Bodega, Tenerife Island, Zuiko 50mm f/1.8
After much wine tasting and a little bit of shopping where I acquired a bottle of the excellent salsa to try to reproduce, with pretty good success, and some canarian honey rum, which is just opulent. Afterward we walked, and in some cases, staggered back on the bus to head back to the cruise ship.
My wife and I then relaxed on deck while the cruise ship left port and sailed for the Madeiran islands.
Tenerife Island, Non-name 28-80mm f/3.5
Early in the morning we arrived at Funchal, capitol of the Madeiran islands (Portugal). We were taking a sight seeing tour of the island and it left early. The first stop was up near the top of the city we took a sled ride down. Before the incorporation of steam and cog locomotives in the 19th century this was the primary means of getting around the city other then by horse or your own two feet. A team of sledders would literally pull you down the hill (and ride on the back when steep enough). It is quite an experience and a little harrowing when you are expecting the skids to hit a rut at every turn…there are LARGE ruts in the cobble stone roads.
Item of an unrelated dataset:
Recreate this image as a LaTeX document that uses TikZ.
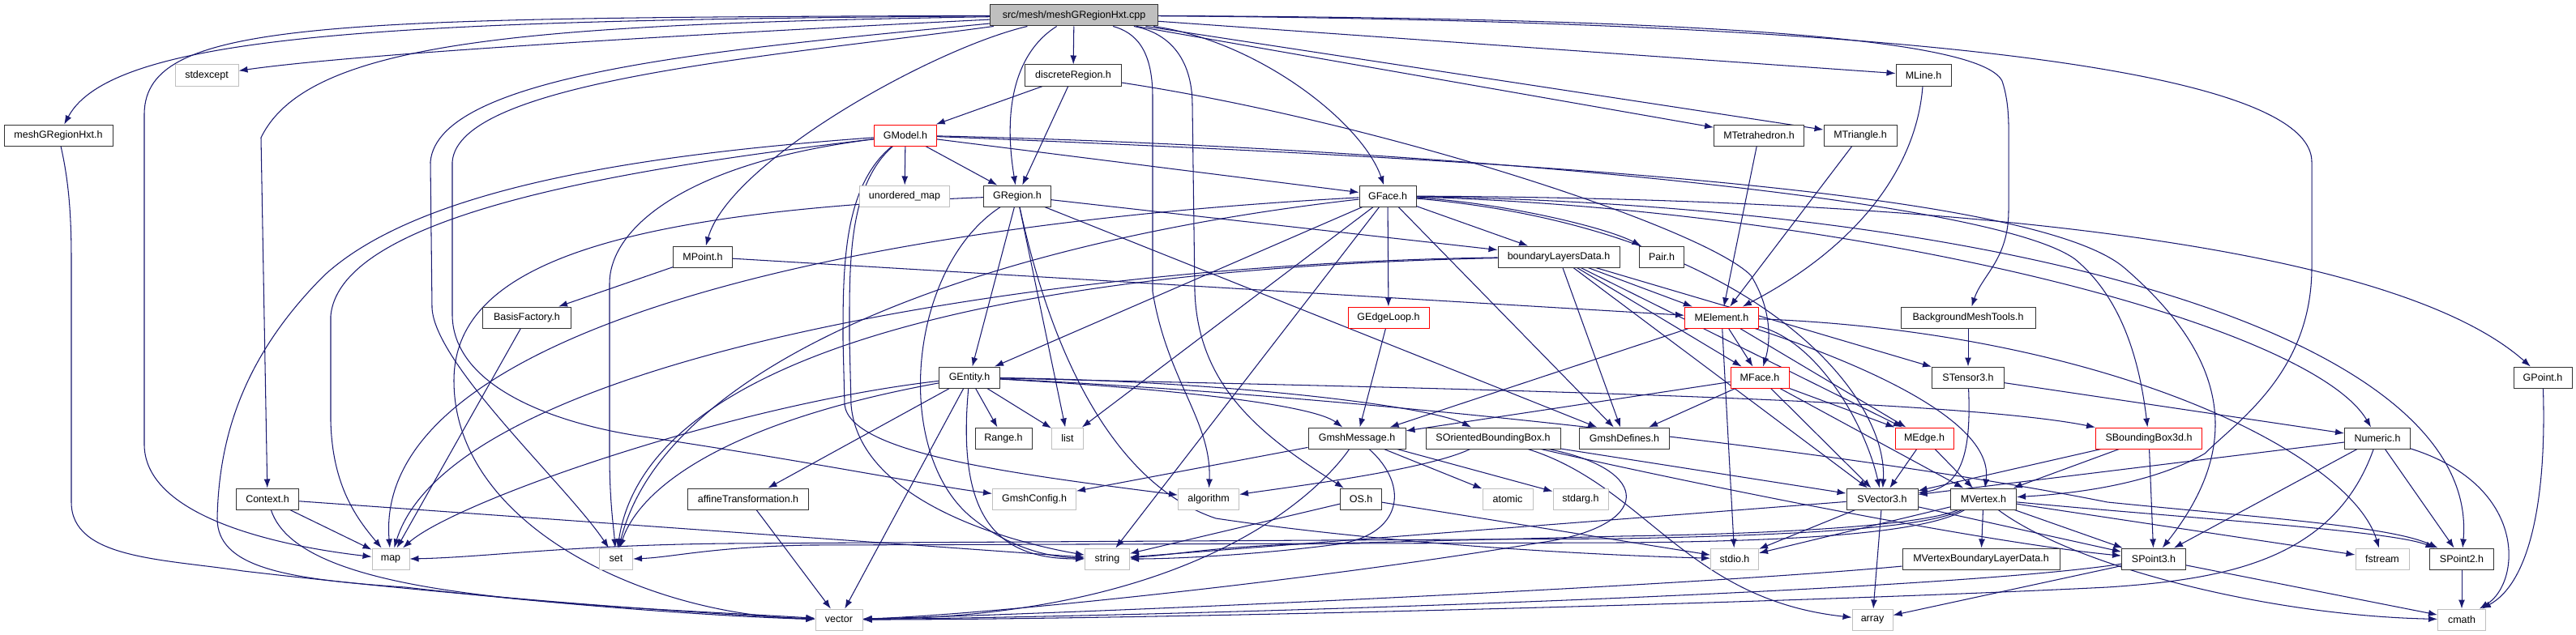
\documentclass[tikz,border=0pt]{standalone}
\usepackage{fontspec}
\setmainfont{Liberation Sans}
\usetikzlibrary{arrows.meta}
\pgfdeclarelayer{back}
\pgfdeclarelayer{bg}
\pgfsetlayers{back,bg,main}
\definecolor{edgec}{HTML}{191970}
\definecolor{sysc}{HTML}{BFBFBF}
\definecolor{incc}{HTML}{FF0000}
\definecolor{rootc}{HTML}{BFBFBF}
\begin{document}
\begin{tikzpicture}[x=1pt,y=-1pt,
  nb/.style={draw=black!80, line width=1pt, fill=white, minimum height=26pt, inner sep=0pt, font=\fontsize{12.5}{14}\selectfont},
  sb/.style={nb, draw=sysc},
  rb/.style={nb, draw=incc},
  e/.style={draw=edgec, line width=1.05pt, -{Latex[length=11pt,width=8pt]}}]
\begin{pgfonlayer}{back}
\fill[white] (0,0) rectangle (3178,784);
\end{pgfonlayer}
\useasboundingbox (0,0) rectangle (3178,784);
% nodes
\node[nb, minimum width=207pt, fill=rootc] (root) at (1325,19) {src/mesh/meshGRegionHxt.cpp};
\node[sb, minimum width=78pt] (stdexcept) at (255,93) {stdexcept};
\node[nb, minimum width=119pt] (discreteregion) at (1324,93) {discreteRegion.h};
\node[nb, minimum width=68pt] (mline) at (2373,93) {MLine.h};
\node[nb, minimum width=134pt] (mgh) at (72,167) {meshGRegionHxt.h};
\node[rb, minimum width=77pt] (gmodel) at (1117,167) {GModel.h};
\node[nb, minimum width=111pt] (mtet) at (2170,167) {MTetrahedron.h};
\node[nb, minimum width=90pt] (mtri) at (2295,167) {MTriangle.h};
\node[sb, minimum width=111pt] (unordered) at (1116,242) {unordered\_map};
\node[nb, minimum width=83pt] (gregion) at (1255,242) {GRegion.h};
\node[nb, minimum width=70pt] (gface) at (1712,242) {GFace.h};
\node[nb, minimum width=73pt] (mpoint) at (867,317) {MPoint.h};
\node[nb, minimum width=150pt] (bld) at (1923,317) {boundaryLayersData.h};
\node[nb, minimum width=55pt] (pair) at (2050,317) {Pair.h};
\node[nb, minimum width=109pt] (basis) at (650,392) {BasisFactory.h};
\node[rb, minimum width=100pt] (gedgeloop) at (1713,392) {GEdgeLoop.h};
\node[rb, minimum width=91pt] (melement) at (2124,392) {MElement.h};
\node[nb, minimum width=166pt] (bgmt) at (2428,392) {BackgroundMeshTools.h};
\node[nb, minimum width=75pt] (gentity) at (1196,466) {GEntity.h};
\node[rb, minimum width=72pt] (mface) at (2171,466) {MFace.h};
\node[nb, minimum width=89pt] (stensor) at (2428,466) {STensor3.h};
\node[nb, minimum width=72pt] (gpoint) at (3137,466) {GPoint.h};
\node[nb, minimum width=70pt] (range) at (1238,541) {Range.h};
\node[sb, minimum width=39pt] (list) at (1317,541) {list};
\node[nb, minimum width=120pt] (gmshmessage) at (1674,541) {GmshMessage.h};
\node[nb, minimum width=166pt] (sobb) at (1842,541) {SOrientedBoundingBox.h};
\node[nb, minimum width=111pt] (gmshdefines) at (2004,541) {GmshDefines.h};
\node[rb, minimum width=72pt] (medge) at (2374,541) {MEdge.h};
\node[rb, minimum width=131pt] (sbbox) at (2651,541) {SBoundingBox3d.h};
\node[nb, minimum width=81pt] (numeric) at (2933,541) {Numeric.h};
\node[nb, minimum width=77pt] (context) at (330,616) {Context.h};
\node[nb, minimum width=149pt] (affine) at (923,616) {affineTransformation.h};
\node[sb, minimum width=103pt] (gmshconfig) at (1276,616) {GmshConfig.h};
\node[sb, minimum width=75pt] (algorithm) at (1491,616) {algorithm};
\node[nb, minimum width=51pt] (os) at (1679,616) {OS.h};
\node[sb, minimum width=62pt] (atomic) at (1860,616) {atomic};
\node[sb, minimum width=68pt] (stdarg) at (1950,616) {stdarg.h};
\node[nb, minimum width=88pt] (svector3) at (2322,616) {SVector3.h};
\node[nb, minimum width=81pt] (mvertex) at (2447,616) {MVertex.h};
\node[sb, minimum width=46pt] (map) at (482,690) {map};
\node[sb, minimum width=41pt] (set) at (760,690) {set};
\node[sb, minimum width=55pt] (string) at (1366,690) {string};
\node[sb, minimum width=59pt] (stdio) at (2140,690) {stdio.h};
\node[nb, minimum width=194pt] (mvbld) at (2444,690) {MVertexBoundaryLayerData.h};
\node[nb, minimum width=79pt] (spoint3) at (2657,690) {SPoint3.h};
\node[sb, minimum width=66pt] (fstream) at (2939,690) {fstream};
\node[nb, minimum width=79pt] (spoint2) at (3037,690) {SPoint2.h};
\node[sb, minimum width=58pt] (vector) at (1035,765) {vector};
\node[sb, minimum width=50pt] (array) at (2310,765) {array};
\node[sb, minimum width=59pt] (cmath) at (3037,765) {cmath};
% edges
\begin{pgfonlayer}{bg}
\foreach \a/\b in {root/discreteregion, root/mtet, root/mtri, root/mline,
 discreteregion/gmodel, discreteregion/gregion,
 gmodel/unordered, gmodel/gregion, gmodel/gface,
 gregion/gentity, gregion/list, gregion/bld, gregion/gmshdefines,
 gface/gentity, gface/gedgeloop, gface/bld, gface/list, gface/string, gface/gmshdefines,
 mpoint/melement, mpoint/basis, basis/map,
 mtet/melement, mtri/melement, bgmt/stensor,
 bld/melement, bld/mface, bld/medge, bld/svector3, bld/stensor, bld/gmshdefines,
 gedgeloop/gmshmessage,
 melement/mface, melement/medge, melement/gmshmessage, melement/stdio,
 gentity/range, gentity/list, gentity/vector, gentity/affine,
 mface/medge, mface/mvertex, mface/svector3, mface/gmshmessage, mface/gmshdefines,
 stensor/numeric,
 gmshmessage/gmshconfig, gmshmessage/atomic, gmshmessage/stdarg,
 sobb/svector3,
 medge/mvertex, medge/svector3,
 sbbox/spoint3, sbbox/svector3, sbbox/mvertex,
 numeric/svector3, numeric/spoint3, numeric/spoint2,
 context/map, context/string,
 affine/vector, os/string, os/stdio,
 svector3/spoint3, svector3/array, svector3/stdio, svector3/string,
 mvertex/mvbld, mvertex/spoint3, mvertex/fstream, mvertex/stdio,
 spoint3/cmath, spoint3/array, spoint2/cmath}
 \draw[e] (\a) -- (\b);
% root
\draw[e] (root) .. controls (500,25) and (140,40) .. (mgh);
\draw[e] (root) .. controls (900,40) and (450,65) .. (stdexcept);
\draw[e] (root) .. controls (400,22) and (180,25) .. (178,140) -- (178,550) .. controls (180,640) and (350,675) .. (map);
\draw[e] (root) .. controls (650,30) and (380,50) .. (322,170) -- (context);
\draw[e] (root) .. controls (900,60) and (540,90) .. (531,200) -- (533,380) .. controls (536,450) and (700,600) .. (set);
\draw[e] (root) .. controls (950,70) and (565,100) .. (558,200) -- (558,390) .. controls (560,480) and (690,525) .. (800,540) .. controls (1000,570) and (1150,600) .. (gmshconfig);
\draw[e] (root) .. controls (1150,60) and (900,200) .. (mpoint);
\draw[e] (root) .. controls (1260,60) and (1235,120) .. (gregion);
\draw[e] (root) .. controls (1400,40) and (1422,60) .. (1422,120) -- (1422,360) .. controls (1440,470) and (1495,520) .. (algorithm);
\draw[e] (root) .. controls (1440,40) and (1471,70) .. (1471,130) -- (1474,360) .. controls (1478,480) and (1560,540) .. (os);
\draw[e] (root) .. controls (1550,50) and (1680,150) .. (gface);
\draw[e] (root) .. controls (2000,22) and (2440,40) .. (2470,100) .. controls (2480,130) and (2478,160) .. (2478,200) -- (2478,260) .. controls (2478,320) and (2445,340) .. (bgmt);
\draw[e] (root) .. controls (2200,25) and (2852,70) .. (2852,200) -- (2852,330) .. controls (2852,460) and (2760,520) .. (2720,560) .. controls (2650,600) and (2550,610) .. (mvertex);
% others
\draw[e] (mgh) .. controls (84,220) and (88,260) .. (88,320) -- (88,620) .. controls (88,690) and (200,690) .. (300,705) .. controls (600,740) and (900,760) .. (vector);
\draw[e] (discreteregion) .. controls (1700,150) and (2100,280) .. (2160,340) .. controls (2185,380) and (2185,420) .. (mface);
\draw[e] (mline) .. controls (2365,200) and (2300,300) .. (melement);
\draw[e] (gmodel) .. controls (1700,180) and (2450,240) .. (2560,320) .. controls (2620,370) and (2640,450) .. (sbbox);
\draw[e] (gmodel) .. controls (1800,195) and (2500,230) .. (2620,330) .. controls (2760,450) and (2760,560) .. (spoint3);
\draw[e] (gmodel) .. controls (800,190) and (520,230) .. (400,340) .. controls (300,440) and (270,540) .. (268,640) .. controls (268,700) and (350,715) .. (500,725) .. controls (700,748) and (900,762) .. (vector);
\draw[e] (gmodel) .. controls (800,205) and (420,260) .. (408,390) -- (408,520) .. controls (410,600) and (440,640) .. (map);
\draw[e] (gmodel) .. controls (850,200) and (752,280) .. (752,350) -- (752,560) .. controls (752,620) and (757,650) .. (set);
\draw[e] (gmodel) .. controls (1040,230) and (1040,330) .. (1040,420) -- (1042,500) .. controls (1050,560) and (1250,585) .. (algorithm);
\draw[e] (gmodel) .. controls (1045,230) and (1048,330) .. (1048,420) -- (1050,500) .. controls (1060,620) and (1250,670) .. (string);
\draw[e] (gregion) .. controls (1120,330) and (1100,560) .. (1200,640) .. controls (1250,680) and (1300,688) .. (string);
\draw[e] (gregion) .. controls (1300,450) and (1380,600) .. (1500,640) .. controls (1700,670) and (1950,685) .. (stdio);
\draw[e] (gregion) .. controls (750,262) and (560,330) .. (560,470) .. controls (560,650) and (800,760) .. (vector);
\draw[e] (gface) .. controls (1850,250) and (1980,280) .. (pair);
\draw[e] (gface) .. controls (2400,245) and (2950,300) .. (gpoint);
\draw[e] (gface) .. controls (2300,260) and (2850,400) .. (numeric);
\draw[e] (gface) .. controls (2500,255) and (3060,420) .. (spoint2);
\draw[e] (gface) .. controls (2150,280) and (2330,480) .. (svector3);
\draw[e] (gface) .. controls (1000,280) and (460,420) .. (map);
\draw[e] (gface) .. controls (1200,300) and (820,450) .. (set);
\draw[e] (bld) .. controls (1300,330) and (800,420) .. (set);
\draw[e] (bld) .. controls (1300,325) and (560,440) .. (map);
\draw[e] (gentity) .. controls (1180,640) and (1230,690) .. (string);
\draw[e] (gentity) .. controls (1500,470) and (1760,500) .. (sobb);
\draw[e] (gentity) .. controls (1450,480) and (1620,500) .. (gmshmessage);
\draw[e] (gentity) .. controls (900,520) and (790,600) .. (set);
\draw[e] (gentity) .. controls (900,500) and (560,620) .. (map);
\draw[e] (gentity) .. controls (1700,478) and (2400,490) .. (sbbox);
\draw[e] (gentity) .. controls (1700,490) and (2300,560) .. (2600,620) .. controls (2800,640) and (2950,650) .. (spoint2);
\draw[e] (melement) .. controls (2600,410) and (2900,560) .. (fstream);
\draw[e] (melement) .. controls (2240,420) and (2300,520) .. (svector3);
\draw[e] (melement) .. controls (2300,450) and (2460,520) .. (mvertex);
\draw[e] (stensor) .. controls (2432,560) and (2420,600) .. (svector3);
\draw[e] (gmshmessage) .. controls (1740,600) and (1730,660) .. (1650,672) .. controls (1550,685) and (1450,690) .. (string);
\draw[e] (gmshmessage) .. controls (1640,590) and (1500,760) .. (vector);
\draw[e] (sobb) .. controls (1760,580) and (1600,600) .. (algorithm);
\draw[e] (sobb) .. controls (2030,600) and (2080,740) .. (array);
\draw[e] (sobb) .. controls (2040,580) and (2040,650) .. (1900,670) .. controls (1600,720) and (1200,760) .. (vector);
\draw[e] (sobb) .. controls (2100,600) and (2450,670) .. (spoint3);
\draw[e] (numeric) .. controls (2880,690) and (2750,715) .. (2600,725) .. controls (2200,745) and (1400,765) .. (vector);
\draw[e] (numeric) .. controls (3120,600) and (3110,720) .. (cmath);
\draw[e] (gpoint) .. controls (3142,620) and (3120,720) .. (cmath);
\draw[e] (spoint3) .. controls (2400,730) and (1500,760) .. (vector);
\draw[e] (mvbld) .. controls (2100,722) and (1400,755) .. (vector);
\draw[e] (context) .. controls (370,740) and (700,745) .. (vector);
\draw[e] (mvertex) .. controls (2560,700) and (2800,760) .. (cmath);
\draw[e] (mvertex) .. controls (2380,650) and (2250,660) .. (2000,665) -- (900,671) .. controls (700,673) and (600,688) .. (map.east);
\draw[e] (mvertex) .. controls (2380,655) and (2250,668) .. (2000,670) -- (1000,673) .. controls (880,675) and (830,688) .. (set.east);
\draw[e] (mvertex) .. controls (2380,645) and (2250,658) .. (2000,662) -- (1600,672) .. controls (1500,675) and (1450,685) .. (string);
\draw[e] (mvertex) .. controls (2700,640) and (2950,655) .. (spoint2);
\end{pgfonlayer}
\end{tikzpicture}
\end{document}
Sled ride, Funchal, Non-name 28-80mm f/3.5
After this sled ride we drove up over the spine of the island and through beautiful rain forest. On the port side of the island we had heavy fog and rain, but on the back side it was mostly sunny skies. We stopped at a beautiful restaurant for lunch and had more wonderful canarian wine (though we were in the Madeira islands).
Funchal, Zuiko 50mm f/1.8
After lunch we drove around more of the island and stopped back in the city for a tasting of the famed Madeira wine. I personally found the wine not to my liking at all. We then boarded the ship and left port.
We found ourselves in the port of Malaga on the Costa del Sol, Spain. Overall my opinion of the Costa Del Sol is that it lives up to its name, at least on the day we were there. We were taking a bus ride to the small town of Mijas, which has a large British ex-pat community. The town is situated on the face of the Andalusian mountains facing the Mediterranean sea. The town as a whole has beautiful white washed walls and the worlds smallest bull ring, which unfortunately I did not get to see the inside of, but it looked positively cramped from the outside.
Mijas, No-name 28-80mm f/3.5
Mijas, Zuiko 50mm f/1.8
Mijas, Zuiko 50mm f/1.8
We debarked the ship early in the morning at Savona to head to our hotel in Genoa. After a number of days at sea, and never quite getting used to the jet lag (I blame a cabin at the bottom of the boat for that) we were off the boat.
Savona, Vivitar 135mm f/3.5
A few hours later we arrived in Genoa as debarking the boat was a long process. We checked into our hotel which was in the medieval quarter of Genoa and relaxed for a little while before taking a tour of the medieval quarter.
Zuiko 50mm f/1.8
Zuiko 50mm f/1.8
We grabbed an early dinner around 5pm and a Gelato later and after touring the medieval quarter of the city we retired back to our hotelroom and took a nap. We woke up hungry around 10pm with nothing open, so we were forced to go to the McDonalds just down from our hotel room disappointed that we would be stuck with “American” fast food on our final full day abroad.
Medieval gates, Genoa, Zuiko 50mm f/1.8
Medieval gates, Genoa, No-name 28-80mm f/3.5
We flew home bright and early on the 12th day. Passing through security I was forced to run my film through an x-ray machine again, despite the fact that my wife and I must have been 2 of a total of 20 people in the entire airport. After trying to insist that they hand check my film, very nicely mind you, the security guard and the police officer on duty got extremely annoyed and decided it would be fun to run my carry on through the x-ray machine 3 or 4 times…even though I told them both that the film had my honeymoon pictures on it. They also practically strip searched my camera (having to remove the lens, prove it functioned, pop the back cover open and even take the battery cap off). I can tell they didn’t stand for American tourists. Thankfully my film managed okay despite a total of 6-8 x-ray scannings over the course of the whole trip.
We hopped an intracountry flight back to Rome where we caught our main flight back to the US.
The main lesson I learned on my honeymoon was that any equipment that I purchase before a trip or any situation in which I want to use it and it would be important to me, I need to throughly test it out. I failed to do this with the 28-80mm lens I purchased and it bit me in the butt. I lost several photos to the horrible vignetting of the lens (as it was so bad on some photos they were not recoverable). Fortunately it was not my only lens and I relied on it as little as possible because I was wary that it still wasn’t working correctly. Also along those lines it taught me that any equipment I want for a trip I need to track down and use long before a trip. If I don’t have confidence in my equipment, and I didn’t on this trip, it makes me paranoid the entire trip that my photos are not turning out properly.